Data entries
□ □ □ □ □ □ □
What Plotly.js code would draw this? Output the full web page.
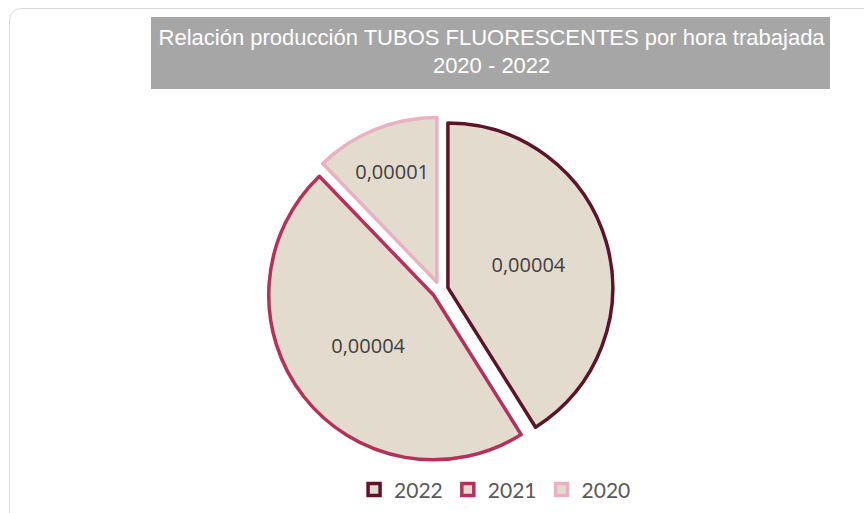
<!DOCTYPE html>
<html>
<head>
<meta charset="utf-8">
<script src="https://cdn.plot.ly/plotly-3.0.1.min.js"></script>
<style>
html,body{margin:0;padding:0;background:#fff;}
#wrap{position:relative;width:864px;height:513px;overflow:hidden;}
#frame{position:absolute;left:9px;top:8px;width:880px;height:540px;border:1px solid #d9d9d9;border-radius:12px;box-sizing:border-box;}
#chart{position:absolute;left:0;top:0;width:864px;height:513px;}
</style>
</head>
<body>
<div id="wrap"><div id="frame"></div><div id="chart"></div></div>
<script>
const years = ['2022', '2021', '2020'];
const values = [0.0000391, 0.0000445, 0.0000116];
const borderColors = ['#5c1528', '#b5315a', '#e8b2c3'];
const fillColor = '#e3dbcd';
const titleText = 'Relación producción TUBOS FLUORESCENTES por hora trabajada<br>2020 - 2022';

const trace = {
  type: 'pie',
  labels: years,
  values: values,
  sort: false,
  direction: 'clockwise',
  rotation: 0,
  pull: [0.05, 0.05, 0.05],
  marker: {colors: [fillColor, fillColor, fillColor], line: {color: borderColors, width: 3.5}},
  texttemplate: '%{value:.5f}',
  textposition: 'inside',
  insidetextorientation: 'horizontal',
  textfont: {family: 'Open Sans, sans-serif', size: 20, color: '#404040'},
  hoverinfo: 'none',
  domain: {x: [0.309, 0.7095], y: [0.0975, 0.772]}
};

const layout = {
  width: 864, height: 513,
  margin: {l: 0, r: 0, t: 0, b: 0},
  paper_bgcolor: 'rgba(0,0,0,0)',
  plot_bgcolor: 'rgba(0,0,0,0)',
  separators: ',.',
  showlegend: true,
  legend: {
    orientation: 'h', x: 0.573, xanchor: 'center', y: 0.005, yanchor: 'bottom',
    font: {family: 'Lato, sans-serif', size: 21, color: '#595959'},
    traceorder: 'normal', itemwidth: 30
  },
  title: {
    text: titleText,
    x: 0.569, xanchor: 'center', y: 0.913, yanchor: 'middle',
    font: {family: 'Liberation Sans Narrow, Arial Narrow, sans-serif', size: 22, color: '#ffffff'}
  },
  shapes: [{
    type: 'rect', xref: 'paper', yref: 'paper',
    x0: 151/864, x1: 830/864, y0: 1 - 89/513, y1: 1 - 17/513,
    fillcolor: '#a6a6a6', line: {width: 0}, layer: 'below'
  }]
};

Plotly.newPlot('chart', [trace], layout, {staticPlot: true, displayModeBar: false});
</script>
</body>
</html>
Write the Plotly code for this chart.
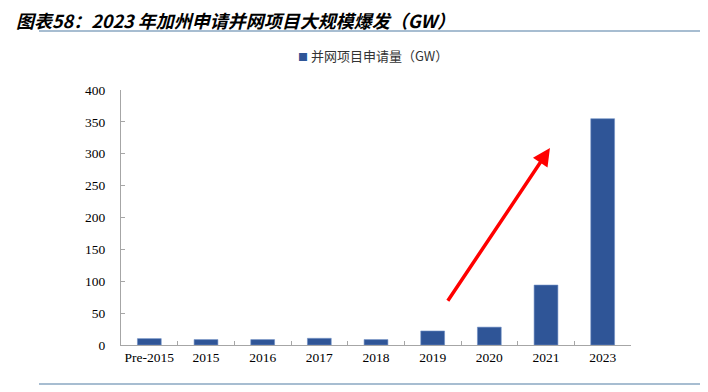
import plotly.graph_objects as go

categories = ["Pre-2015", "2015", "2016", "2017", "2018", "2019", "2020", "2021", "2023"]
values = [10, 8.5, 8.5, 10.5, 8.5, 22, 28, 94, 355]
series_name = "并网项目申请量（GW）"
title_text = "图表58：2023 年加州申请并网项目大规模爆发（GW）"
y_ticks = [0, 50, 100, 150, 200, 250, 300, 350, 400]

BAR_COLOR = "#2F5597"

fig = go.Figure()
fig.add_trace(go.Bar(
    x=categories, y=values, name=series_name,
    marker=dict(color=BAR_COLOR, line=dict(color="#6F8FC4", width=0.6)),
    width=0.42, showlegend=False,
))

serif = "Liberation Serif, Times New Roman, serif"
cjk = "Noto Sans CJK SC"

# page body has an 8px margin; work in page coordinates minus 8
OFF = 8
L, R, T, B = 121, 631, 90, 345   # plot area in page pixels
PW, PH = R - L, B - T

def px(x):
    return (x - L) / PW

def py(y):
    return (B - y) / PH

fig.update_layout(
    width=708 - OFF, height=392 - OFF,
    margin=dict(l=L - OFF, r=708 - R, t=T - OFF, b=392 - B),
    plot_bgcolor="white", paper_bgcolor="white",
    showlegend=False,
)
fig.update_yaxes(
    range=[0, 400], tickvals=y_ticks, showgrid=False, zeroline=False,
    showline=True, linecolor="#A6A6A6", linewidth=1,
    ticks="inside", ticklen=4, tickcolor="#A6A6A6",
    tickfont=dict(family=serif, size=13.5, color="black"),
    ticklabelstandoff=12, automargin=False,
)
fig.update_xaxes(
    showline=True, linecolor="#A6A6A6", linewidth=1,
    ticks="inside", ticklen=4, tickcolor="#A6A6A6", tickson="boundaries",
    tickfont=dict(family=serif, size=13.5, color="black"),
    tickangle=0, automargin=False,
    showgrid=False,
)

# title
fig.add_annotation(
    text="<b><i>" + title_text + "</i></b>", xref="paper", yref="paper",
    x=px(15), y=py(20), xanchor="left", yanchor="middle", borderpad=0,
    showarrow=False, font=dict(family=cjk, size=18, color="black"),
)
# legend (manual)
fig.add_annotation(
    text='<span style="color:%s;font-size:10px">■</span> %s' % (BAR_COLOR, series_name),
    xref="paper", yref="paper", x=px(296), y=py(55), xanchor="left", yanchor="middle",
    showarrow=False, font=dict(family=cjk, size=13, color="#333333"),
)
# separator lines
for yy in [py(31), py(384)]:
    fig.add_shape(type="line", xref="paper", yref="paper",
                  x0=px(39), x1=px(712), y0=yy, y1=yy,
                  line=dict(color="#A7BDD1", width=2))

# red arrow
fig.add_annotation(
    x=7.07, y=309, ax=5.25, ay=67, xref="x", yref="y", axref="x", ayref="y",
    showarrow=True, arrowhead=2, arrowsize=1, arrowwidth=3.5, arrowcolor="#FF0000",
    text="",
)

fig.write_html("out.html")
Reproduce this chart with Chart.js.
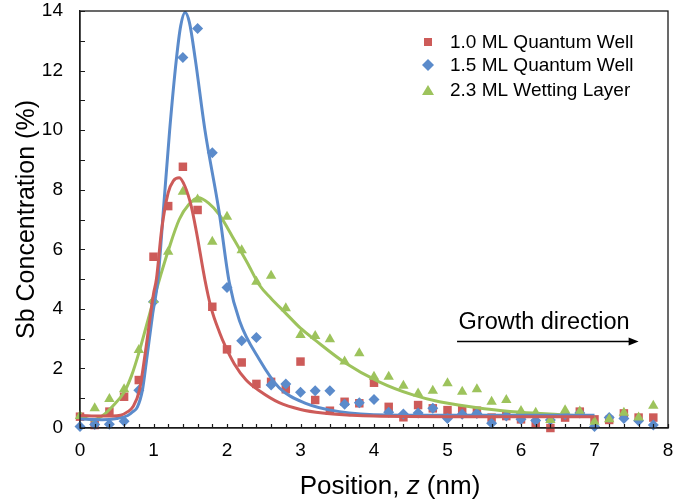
□ □ □ □ □ □ □
Short exercise:
Exactly as written, please give again the lines from the beginning of the listing through the line containing "const titleText = 'Relación", inclusive, without any pictures.

Response:
What Plotly.js code would draw this? Output the full web page.
<!DOCTYPE html>
<html>
<head>
<meta charset="utf-8">
<script src="https://cdn.plot.ly/plotly-3.0.1.min.js"></script>
<style>
html,body{margin:0;padding:0;background:#fff;}
#wrap{position:relative;width:864px;height:513px;overflow:hidden;}
#frame{position:absolute;left:9px;top:8px;width:880px;height:540px;border:1px solid #d9d9d9;border-radius:12px;box-sizing:border-box;}
#chart{position:absolute;left:0;top:0;width:864px;height:513px;}
</style>
</head>
<body>
<div id="wrap"><div id="frame"></div><div id="chart"></div></div>
<script>
const years = ['2022', '2021', '2020'];
const values = [0.0000391, 0.0000445, 0.0000116];
const borderColors = ['#5c1528', '#b5315a', '#e8b2c3'];
const fillColor = '#e3dbcd';
const titleText = 'Relación producción TUBOS FLUORESCENTES por hora trabajada<br>2020 - 2022';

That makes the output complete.